Given that the laws of progress dictates that the latest technology is surely better than yesterday’s, are some audiophile’s obsession with old / vintage audio gear beyond common sense?


By: Ringo Bones


Since the 1970s, people who buy aggressively marketed 500 dollar audio gear then listen to them with 10,000 dollar audio analyzers had been ridiculing us audiophiles who buy reasonably-priced audio gear of several years vintage then listen to it with our own two ears. Sadly, this vulgar act of “bullying” resulted in a minor – albeit tragic – disaster of vintage audio gear being diverted into the Far Eastern markets. This “disaster” affected mostly American and West European audiophiles and it took twenty years – more or less – to mitigate.

It is safe to point the blame at mainstream consumer electronic manufacturers who probably discovered during the 1970s that audio gear that measures perfectly on the test bench is far cheaper to manufacture than a really good sounding one that measures slightly worse. Thus, the mainstream consumer electronic manufacturers began aggressively marketing their latest audio gear – especially audio amplifiers – based on specs like total harmonic distortion, power output, etc. instead of ultimate sound quality and / or musicality.

During the 1980s vintage audio gear – especially vacuum tube-based audio amplifiers – began to skyrocket in price, especially in America where vintage audio gear manufactured during the Golden Age of Stereo began to appear in garage sales and weekend swap meets. It is not just trusty tube-based receivers, like the venerable Fisher 500-C that gained sacred cow status. Not to mention McIntosh tube-based audio gear. Even vacuum tubes, especially new old stock (NOS) versions of 12AX7 pre-amp tubes, Western Electric 300B tubes, KT-66, KT-88, EL-34 output tubes. And even the 7591A output tubes used in the Fisher 500-C receiver began to skyrocket in price soon after because American electronic manufacturers find that it is not economically viable - during the Reagan Administration - to manufacture vacuum tubes in quantities that would only cater audiophiles and electric guitar players. Exotic capacitors, like Sprague Vitamin Q paper-in-oil capacitors, also followed suit into cult status. Add to that the inherent unreliability of tubes manufactured in t People's Republic of China during the 1980s when compared to NOS American types - thus producing the Perfect Storm of "criminal pricing" of vintage audio gear from the Golden Age of Stereo.

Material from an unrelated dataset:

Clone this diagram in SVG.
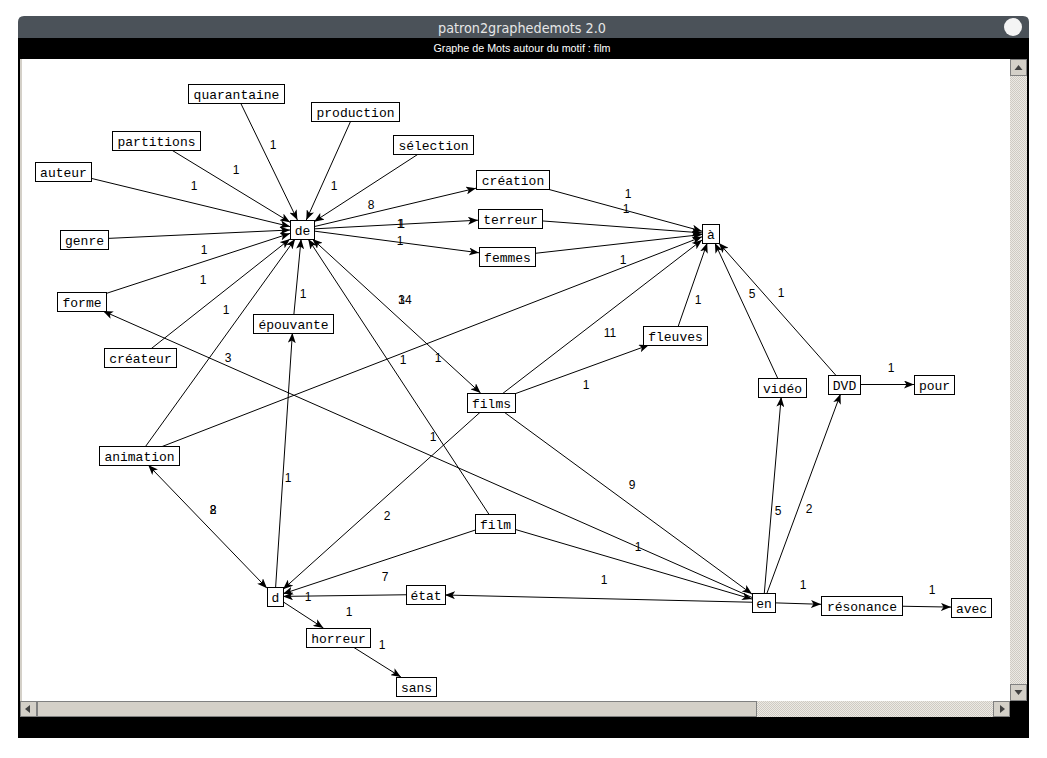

Sadly, your typical Far Eastern vintage audio enthusiast had been busy swallowing up these under-appreciated aspects of Americana – if you’re willing to believe the hype in the hi-fi press anyway. Not just American-made vintage audio gear, even tube-based ham radios and electronic test equipment had already become hot collector items in Japan and other affluent parts of the Orient. Maybe there are plans in Japan for a musical based on the movie Frequency. You know, that move where James Caviezel’s character managed to contact his father played by Dennis Quaid using a tube-based ham radio 30 years in the past due to a freak solar storm.

But in reality, not everyone in Japan is a vintage audio enthusiast. Only those who have the time, money, and living space to indulge – and enjoy – choose vintage audio gear as their hobby. Because a typical pre-global credit crunch salaried employee in Japan who earns a middling income usually lives in a cramped 425 square-foot apartment. Thus very unlikely to invest – and indulge – in a vintage stereo system that costs more that a third of his annual salary and takes up most – if not all – of the space in his living quarters. So PX25 tube amps and 1950s-era Tannoy horn loaded speakers are out of the question.

The good news is that from a financial perspective, indulgence in vintage audio gear is no longer comparable in cost to a two-week working vacation in the International Space Station like it did during the 1980s – it is much, much cheaper now. Not to mention the availability of solid-state amps that sound just as good as tube-based amps since the mid 1990s – well, good enough if you consider the retail price anyway. But the primary reason why vintage audio gear had become a way less expensive hobby during the 21st Century is that some well-meaning folks and manufacturing firms have restarted making vintage audio gear and their associated parts – not to mention better-sounding audiophile-grade compatible replacement equivalent parts – at very reasonable prices. Like the Electro-Harmonix version of the 7591A output tubes by Sovtek of Russia so that everyone can restore their Fisher 500-C receiver without having to spend family car prices.

Looks like 2009 is going to be a very good time for the vintage audio enthusiasts. Unless some speculative swine starts to create hype over discontinued and rare solid-state components, like the AN214 IC amplifier, or the XR2206 Monolithic Function Generator IC and its related kit. And the bad news is that it has already begun because since 2001, the AN214 IC – if you can still manage to find one – was being sold at prices above what a Telefunken 12AX7 pre-amp tube used to sell. Maybe you should hold on to that Sansui AU-a707DR integrated amplifier before selling it to this Sunday’s garage sale.